→ RECORD EXTRACTS:

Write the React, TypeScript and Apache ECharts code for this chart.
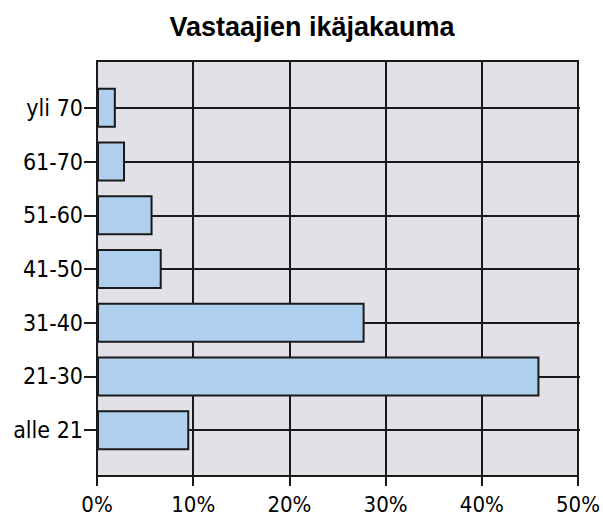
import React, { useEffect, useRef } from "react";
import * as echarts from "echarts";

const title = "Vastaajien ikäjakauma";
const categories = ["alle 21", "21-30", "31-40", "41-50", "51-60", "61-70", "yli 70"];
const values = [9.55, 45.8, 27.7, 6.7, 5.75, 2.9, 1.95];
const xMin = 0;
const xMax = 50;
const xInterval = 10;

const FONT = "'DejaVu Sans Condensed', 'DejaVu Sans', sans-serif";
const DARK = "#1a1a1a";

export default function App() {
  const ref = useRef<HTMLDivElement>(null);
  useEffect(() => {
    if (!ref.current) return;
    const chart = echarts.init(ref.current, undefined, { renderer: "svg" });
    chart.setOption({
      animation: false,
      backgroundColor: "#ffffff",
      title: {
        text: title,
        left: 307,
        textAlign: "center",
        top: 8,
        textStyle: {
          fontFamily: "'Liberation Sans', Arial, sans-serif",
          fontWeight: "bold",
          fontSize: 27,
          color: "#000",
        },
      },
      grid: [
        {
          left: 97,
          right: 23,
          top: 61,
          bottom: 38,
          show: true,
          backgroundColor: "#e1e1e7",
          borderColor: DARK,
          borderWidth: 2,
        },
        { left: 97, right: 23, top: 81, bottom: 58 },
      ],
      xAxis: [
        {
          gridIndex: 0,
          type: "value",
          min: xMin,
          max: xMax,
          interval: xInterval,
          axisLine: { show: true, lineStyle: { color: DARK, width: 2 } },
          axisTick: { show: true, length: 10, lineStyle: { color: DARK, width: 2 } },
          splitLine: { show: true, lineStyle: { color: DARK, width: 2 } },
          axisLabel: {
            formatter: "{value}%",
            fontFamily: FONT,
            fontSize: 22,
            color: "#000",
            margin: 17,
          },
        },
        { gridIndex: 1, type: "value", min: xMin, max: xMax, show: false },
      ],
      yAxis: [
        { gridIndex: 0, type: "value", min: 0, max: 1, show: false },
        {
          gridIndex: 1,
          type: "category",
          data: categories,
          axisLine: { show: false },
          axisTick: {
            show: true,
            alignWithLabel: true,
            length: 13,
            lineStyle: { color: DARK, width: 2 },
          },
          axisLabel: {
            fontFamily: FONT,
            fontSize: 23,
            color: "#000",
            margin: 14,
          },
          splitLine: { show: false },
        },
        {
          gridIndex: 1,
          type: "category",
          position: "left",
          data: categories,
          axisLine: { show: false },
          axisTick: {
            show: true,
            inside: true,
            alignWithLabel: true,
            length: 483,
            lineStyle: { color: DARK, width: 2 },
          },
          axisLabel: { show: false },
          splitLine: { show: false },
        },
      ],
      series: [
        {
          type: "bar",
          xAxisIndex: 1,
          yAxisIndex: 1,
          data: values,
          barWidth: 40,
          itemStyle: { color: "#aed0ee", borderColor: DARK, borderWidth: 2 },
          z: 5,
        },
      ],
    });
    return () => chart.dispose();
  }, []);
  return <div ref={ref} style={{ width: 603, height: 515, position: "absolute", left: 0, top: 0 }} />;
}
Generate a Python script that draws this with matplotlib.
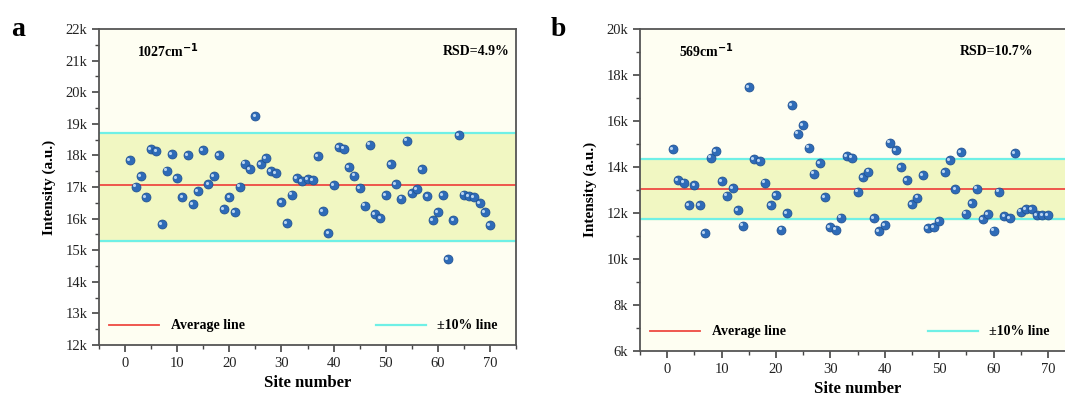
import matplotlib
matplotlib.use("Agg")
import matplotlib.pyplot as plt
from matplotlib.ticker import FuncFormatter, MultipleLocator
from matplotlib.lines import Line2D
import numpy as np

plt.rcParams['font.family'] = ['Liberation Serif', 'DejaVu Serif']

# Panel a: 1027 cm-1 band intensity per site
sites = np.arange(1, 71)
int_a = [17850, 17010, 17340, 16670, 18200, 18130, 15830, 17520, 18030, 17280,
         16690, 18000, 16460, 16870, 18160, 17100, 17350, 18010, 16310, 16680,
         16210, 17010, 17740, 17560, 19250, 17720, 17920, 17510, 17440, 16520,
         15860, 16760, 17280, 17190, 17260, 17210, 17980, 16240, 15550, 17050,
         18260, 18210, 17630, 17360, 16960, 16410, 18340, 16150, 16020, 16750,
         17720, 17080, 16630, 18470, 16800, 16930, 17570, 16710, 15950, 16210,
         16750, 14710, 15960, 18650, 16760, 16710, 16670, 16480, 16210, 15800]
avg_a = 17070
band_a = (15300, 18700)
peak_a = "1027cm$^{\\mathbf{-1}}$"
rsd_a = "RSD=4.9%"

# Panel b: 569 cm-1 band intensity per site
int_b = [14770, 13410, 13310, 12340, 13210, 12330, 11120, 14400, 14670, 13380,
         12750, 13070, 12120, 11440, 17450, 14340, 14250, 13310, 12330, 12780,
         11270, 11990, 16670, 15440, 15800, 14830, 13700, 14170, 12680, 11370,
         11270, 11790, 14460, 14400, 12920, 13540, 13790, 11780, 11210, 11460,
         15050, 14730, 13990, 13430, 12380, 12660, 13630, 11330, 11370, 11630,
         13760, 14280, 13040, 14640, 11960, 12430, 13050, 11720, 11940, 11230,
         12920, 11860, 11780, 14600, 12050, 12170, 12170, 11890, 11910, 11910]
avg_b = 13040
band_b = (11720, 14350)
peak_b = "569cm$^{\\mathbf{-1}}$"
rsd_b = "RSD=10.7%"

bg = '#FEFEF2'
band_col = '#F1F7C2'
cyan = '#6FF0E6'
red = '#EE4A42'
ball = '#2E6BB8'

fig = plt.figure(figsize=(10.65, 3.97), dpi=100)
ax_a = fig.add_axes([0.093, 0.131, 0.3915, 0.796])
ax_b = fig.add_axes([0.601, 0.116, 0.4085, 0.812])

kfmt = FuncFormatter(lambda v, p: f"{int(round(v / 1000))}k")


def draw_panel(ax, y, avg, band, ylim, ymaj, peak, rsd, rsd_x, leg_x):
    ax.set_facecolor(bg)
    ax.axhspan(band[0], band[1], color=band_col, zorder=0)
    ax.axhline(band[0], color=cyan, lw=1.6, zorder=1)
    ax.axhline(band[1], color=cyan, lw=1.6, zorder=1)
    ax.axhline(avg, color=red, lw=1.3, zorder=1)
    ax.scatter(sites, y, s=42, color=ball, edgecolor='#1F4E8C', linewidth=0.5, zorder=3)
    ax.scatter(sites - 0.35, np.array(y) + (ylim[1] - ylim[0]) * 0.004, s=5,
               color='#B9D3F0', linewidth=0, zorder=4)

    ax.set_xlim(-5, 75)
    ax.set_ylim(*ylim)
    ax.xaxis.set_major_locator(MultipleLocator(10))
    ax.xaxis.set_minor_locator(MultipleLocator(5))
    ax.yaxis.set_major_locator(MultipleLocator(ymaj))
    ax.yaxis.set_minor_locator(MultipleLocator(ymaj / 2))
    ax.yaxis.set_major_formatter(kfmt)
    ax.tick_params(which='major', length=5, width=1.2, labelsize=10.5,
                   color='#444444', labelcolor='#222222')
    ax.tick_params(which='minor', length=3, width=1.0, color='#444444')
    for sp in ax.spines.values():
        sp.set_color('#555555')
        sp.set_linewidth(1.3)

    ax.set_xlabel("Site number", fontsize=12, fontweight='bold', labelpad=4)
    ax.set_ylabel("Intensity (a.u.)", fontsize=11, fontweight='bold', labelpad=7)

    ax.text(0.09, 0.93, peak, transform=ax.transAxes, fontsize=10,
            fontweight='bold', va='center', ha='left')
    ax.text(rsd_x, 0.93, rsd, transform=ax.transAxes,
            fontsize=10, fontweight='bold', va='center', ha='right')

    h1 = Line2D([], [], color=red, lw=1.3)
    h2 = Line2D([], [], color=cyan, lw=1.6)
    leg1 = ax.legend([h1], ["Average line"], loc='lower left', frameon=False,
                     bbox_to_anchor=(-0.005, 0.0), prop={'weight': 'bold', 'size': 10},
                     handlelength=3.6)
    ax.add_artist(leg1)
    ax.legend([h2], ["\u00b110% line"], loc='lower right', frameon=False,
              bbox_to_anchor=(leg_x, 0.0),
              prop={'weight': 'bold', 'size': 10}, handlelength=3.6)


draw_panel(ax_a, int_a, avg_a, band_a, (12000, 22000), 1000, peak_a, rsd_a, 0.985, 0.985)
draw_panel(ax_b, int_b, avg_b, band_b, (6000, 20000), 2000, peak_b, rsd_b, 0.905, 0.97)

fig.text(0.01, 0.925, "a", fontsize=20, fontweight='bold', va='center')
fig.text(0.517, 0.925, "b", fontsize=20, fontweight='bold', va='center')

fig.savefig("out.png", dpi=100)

→ REQUIRED TASK: Only lines that contain the word "this" are wanted; copy each of them.

→ ANSWER TO THE PROBLEM:
Write the React, TypeScript and Apache ECharts code for this chart.
Generate a Python script that draws this with matplotlib.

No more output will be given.